With the election outcome looking less certain by the day, BBC bosses have chosen an odd moment to pre-spin an announcement due next month on their strategic review. They have clearly been spooked by attacks from News Corporation and other vested interests, and capitulated.
Today’s Times reports:
“The BBC will close two radio stations, shut half its website and cut spending heavily on imported American programmes in an overhaul of services to be announced next month.
“Mark Thompson, the Director-General, will admit that the corporation, which is funded by the £3.6 billion annual licence fee, has become too large and must shrink to give its commercial rivals room to operate.”
News Corporation had complained that the BBC digital expansion had dislocated the media market and that commercial players could not compete. Put another way, Rupert Murdoch wants to charge for online content but cannot do so while the BBC is producing a free website that outstrips its commercial rivals. As a result, 25 per cent of the staff who work on the BBC’s fantastic website are to pay the price and face redundancy while popular stations like 6 Music are facing the chop.
The origins of this appeasement to the Murdoch Empire, which will be seen as an attempt to curry favour with an incoming Tory government looking to threaten the BBC licence fee, are from James Murdoch’s speech to the Edinburgh Television Festival last August. Murdoch Jnr. accused the BBC of a “land grab” causing the Director General, and others at the top, to take fright.
The beeb has been weakened by revelations that more than 100 of the BBC’s senior staff earn £21.2 million exacerbated with over-the-top expenses. While financial hubris has been demonstrated with their expansionist plans – not least in going over budget on the rebuild of Broadcasting House. And by letting BBC worldwide buy Lonely Planet. This sense of entitlement has meant they’ve been subjected to similar coverage to that meted out to MPs.

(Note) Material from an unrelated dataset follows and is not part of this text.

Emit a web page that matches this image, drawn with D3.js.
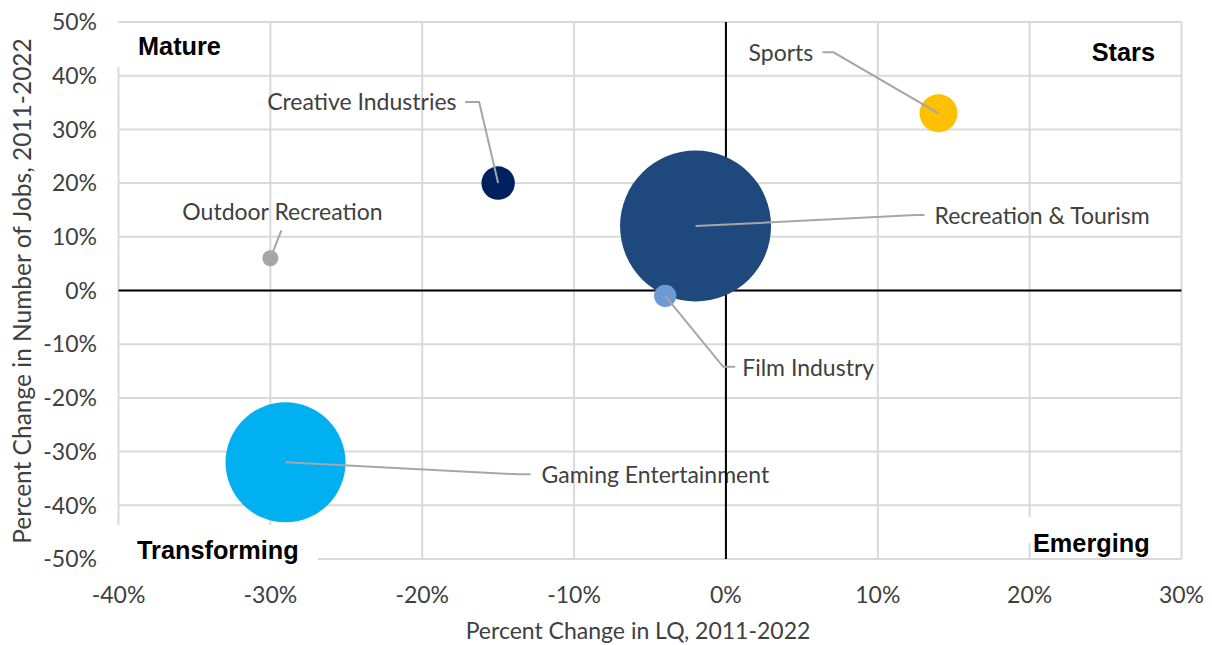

All this makes defending the BBC harder to do. Yet defend it we must if we want to protect a public service media. A universal licence fee means that the BBC has to provide a service for everyone and one that everyone wants. Otherwise the cry will go up to scrap the licence fee. A diminished BBC is what its detractors want. Bad political judgement and financial mis-management in the past is what Mark Thompson seems intent on delivering.